-- What is asked --
Would you write out the listing verbatim and skip every picture in it?

-- start --

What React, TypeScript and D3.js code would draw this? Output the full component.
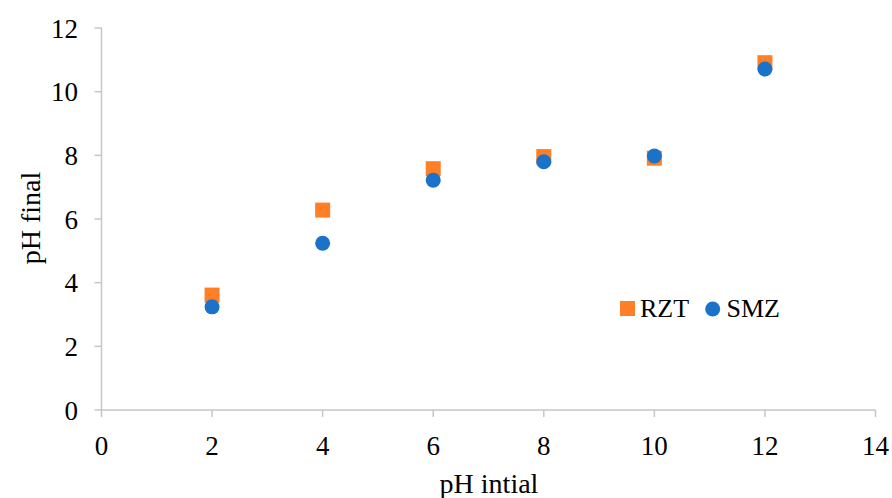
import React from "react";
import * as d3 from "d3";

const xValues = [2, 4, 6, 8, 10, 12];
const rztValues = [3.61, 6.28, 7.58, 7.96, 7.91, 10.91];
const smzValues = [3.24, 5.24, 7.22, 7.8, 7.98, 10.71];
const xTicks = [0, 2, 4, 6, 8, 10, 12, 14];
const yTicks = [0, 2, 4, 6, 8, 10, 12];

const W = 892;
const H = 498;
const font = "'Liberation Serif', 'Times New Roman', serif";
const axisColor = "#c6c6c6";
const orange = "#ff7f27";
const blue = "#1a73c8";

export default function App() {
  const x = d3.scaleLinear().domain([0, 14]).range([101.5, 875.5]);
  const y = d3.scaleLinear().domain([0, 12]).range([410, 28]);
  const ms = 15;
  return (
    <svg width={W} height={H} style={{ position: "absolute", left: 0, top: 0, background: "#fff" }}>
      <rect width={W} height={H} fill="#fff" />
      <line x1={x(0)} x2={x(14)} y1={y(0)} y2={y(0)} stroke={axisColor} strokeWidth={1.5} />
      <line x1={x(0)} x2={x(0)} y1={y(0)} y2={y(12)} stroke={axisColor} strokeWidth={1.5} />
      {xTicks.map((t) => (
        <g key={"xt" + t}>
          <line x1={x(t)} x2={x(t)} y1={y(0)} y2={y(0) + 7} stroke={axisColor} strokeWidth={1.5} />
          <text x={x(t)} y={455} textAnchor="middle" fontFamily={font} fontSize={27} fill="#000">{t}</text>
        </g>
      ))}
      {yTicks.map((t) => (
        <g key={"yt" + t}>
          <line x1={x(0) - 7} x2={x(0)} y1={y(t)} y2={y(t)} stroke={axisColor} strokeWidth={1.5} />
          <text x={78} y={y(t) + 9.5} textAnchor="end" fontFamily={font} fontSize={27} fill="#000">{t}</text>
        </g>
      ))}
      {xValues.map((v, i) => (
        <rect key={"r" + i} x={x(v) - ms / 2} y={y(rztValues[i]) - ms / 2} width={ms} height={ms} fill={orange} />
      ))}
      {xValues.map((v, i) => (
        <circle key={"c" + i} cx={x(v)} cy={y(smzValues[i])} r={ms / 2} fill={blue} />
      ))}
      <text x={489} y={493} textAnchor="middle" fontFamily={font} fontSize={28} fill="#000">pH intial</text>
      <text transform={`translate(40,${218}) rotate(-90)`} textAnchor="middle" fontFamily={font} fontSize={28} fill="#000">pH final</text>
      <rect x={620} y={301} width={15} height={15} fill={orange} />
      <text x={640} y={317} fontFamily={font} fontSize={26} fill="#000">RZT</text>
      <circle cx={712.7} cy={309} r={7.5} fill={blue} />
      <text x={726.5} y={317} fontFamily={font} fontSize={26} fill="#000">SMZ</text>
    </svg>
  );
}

-- end --

-- Result --
What React, TypeScript and D3.js code would draw this? Output the full component.
import React from "react";
import * as d3 from "d3";

const xValues = [2, 4, 6, 8, 10, 12];
const rztValues = [3.61, 6.28, 7.58, 7.96, 7.91, 10.91];
const smzValues = [3.24, 5.24, 7.22, 7.8, 7.98, 10.71];
const xTicks = [0, 2, 4, 6, 8, 10, 12, 14];
const yTicks = [0, 2, 4, 6, 8, 10, 12];

const W = 892;
const H = 498;
const font = "'Liberation Serif', 'Times New Roman', serif";
const axisColor = "#c6c6c6";
const orange = "#ff7f27";
const blue = "#1a73c8";

export default function App() {
  const x = d3.scaleLinear().domain([0, 14]).range([101.5, 875.5]);
  const y = d3.scaleLinear().domain([0, 12]).range([410, 28]);
  const ms = 15;
  return (
    <svg width={W} height={H} style={{ position: "absolute", left: 0, top: 0, background: "#fff" }}>
      <rect width={W} height={H} fill="#fff" />
      <line x1={x(0)} x2={x(14)} y1={y(0)} y2={y(0)} stroke={axisColor} strokeWidth={1.5} />
      <line x1={x(0)} x2={x(0)} y1={y(0)} y2={y(12)} stroke={axisColor} strokeWidth={1.5} />
      {xTicks.map((t) => (
        <g key={"xt" + t}>
          <line x1={x(t)} x2={x(t)} y1={y(0)} y2={y(0) + 7} stroke={axisColor} strokeWidth={1.5} />
          <text x={x(t)} y={455} textAnchor="middle" fontFamily={font} fontSize={27} fill="#000">{t}</text>
        </g>
      ))}
      {yTicks.map((t) => (
        <g key={"yt" + t}>
          <line x1={x(0) - 7} x2={x(0)} y1={y(t)} y2={y(t)} stroke={axisColor} strokeWidth={1.5} />
          <text x={78} y={y(t) + 9.5} textAnchor="end" fontFamily={font} fontSize={27} fill="#000">{t}</text>
        </g>
      ))}
      {xValues.map((v, i) => (
        <rect key={"r" + i} x={x(v) - ms / 2} y={y(rztValues[i]) - ms / 2} width={ms} height={ms} fill={orange} />
      ))}
      {xValues.map((v, i) => (
        <circle key={"c" + i} cx={x(v)} cy={y(smzValues[i])} r={ms / 2} fill={blue} />
      ))}
      <text x={489} y={493} textAnchor="middle" fontFamily={font} fontSize={28} fill="#000">pH intial</text>
      <text transform={`translate(40,${218}) rotate(-90)`} textAnchor="middle" fontFamily={font} fontSize={28} fill="#000">pH final</text>
      <rect x={620} y={301} width={15} height={15} fill={orange} />
      <text x={640} y={317} fontFamily={font} fontSize={26} fill="#000">RZT</text>
      <circle cx={712.7} cy={309} r={7.5} fill={blue} />
      <text x={726.5} y={317} fontFamily={font} fontSize={26} fill="#000">SMZ</text>
    </svg>
  );
}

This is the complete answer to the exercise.